European Union foreign policy chief Josep Borrell told reporters that the aggressor and the victim can’t be put on equal footing.
“Russia has not sent any positive signal of any minimum willingness to work for a peace,” Borrell said. Instead, Russia is intensifying attacks, firing 50,000 rounds every day, and has put 300,000 soldiers on the front lines, double the 150,000 it massed before the invasion, he said.
Facing this reality, Borrell said, the EU and the West have to support Ukraine militarily, impose sanctions on Russia, and try to isolate Moscow diplomatically which is what Kyiv’s supporters are trying to do at the United Nations this week.

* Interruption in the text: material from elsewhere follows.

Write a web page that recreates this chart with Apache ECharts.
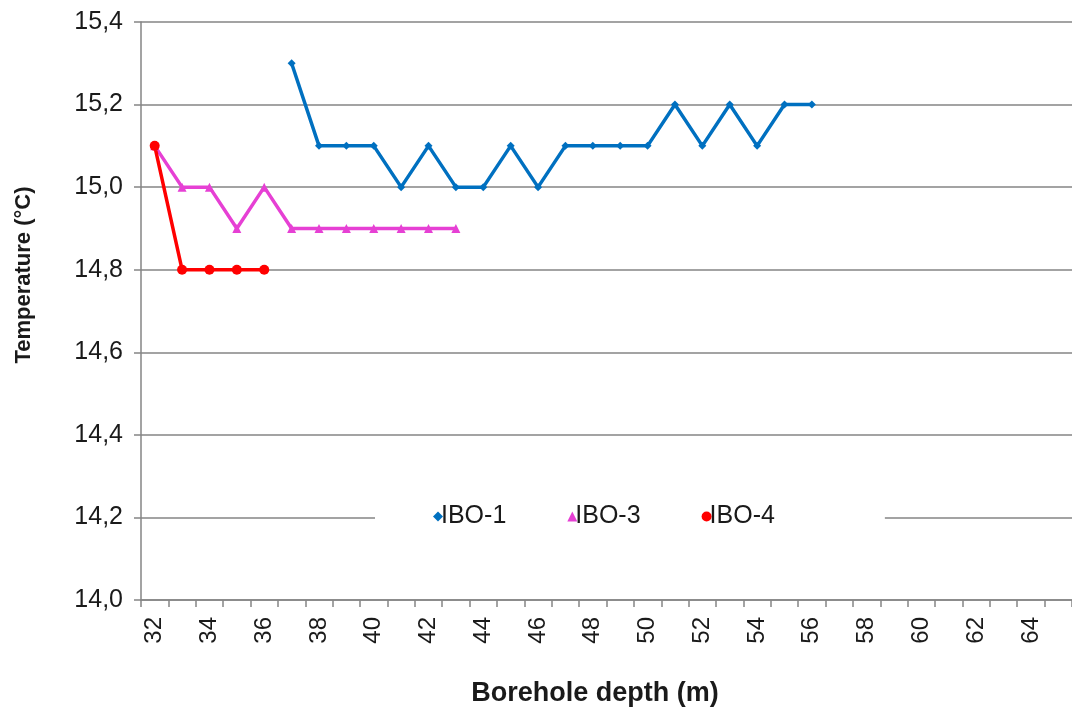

China’s deputy U.N. ambassador, Dai Bing, told the assembly Thursday: “We support Russia and Ukraine in moving towards each other. ... The international community should make joint efforts to facilitate peace talks.”
China says it is neutral in the conflict and an advocate of peace talks, but has not criticized the invasion or described it as such. Beijing has condemned the U.S. and its allies over sanctions on Moscow and military assistance to Ukraine. China and Russia have increasingly aligned their foreign policies to oppose the U.S.-led international order.
Chinese Foreign Minister Wang Yi reaffirmed the strength of those ties when he met Russian leader Vladimir Putin during a visit to Moscow this week.
More broadly, Russia and Ukraine have been trying to win support from around the world.
The head of Ukrainian President Volodymyr Zelenskyy’s presidential office, Andriy Yermak, spoke Tuesday about the U.N. resolution with India's national security adviser because “Ukraine is interested in the broadest possible support for the resolution, in particular from the countries of the global south,” a statement from Zelenskyy’s office said.
India had a Cold War dependence on the Soviet Union and has abstained several times from voting on U.N. Security Council resolutions demanding that Russia cease its invasion.
Less-powerful countries, including many in Africa, also have been caught up in the diplomatic wrangling.
“We were colonized, and we forgive those who colonized us. Now the colonizers are asking us to be enemies with Russia, who never colonized us; is that fair?” Uganda’s foreign minister, Abubaker Jeje Odongo, told the Sputnik news agency this month.
Russia is Africa’s top arms supplier and Odongo also noted that most of his country’s military equipment is Russian-made.
“Countries in Africa have traditionally been attached in the Cold War division to the Soviet Union, having the old nostalgia, but also Russia has good tools, how to motivate them to be on their side,” Slovak Foreign Minister Rastislav Káčer told reporters in New York on Thursday. “And then there are others, like China, who are big powers, and are very carefully following what’s going on, and calculating what’s good for them.”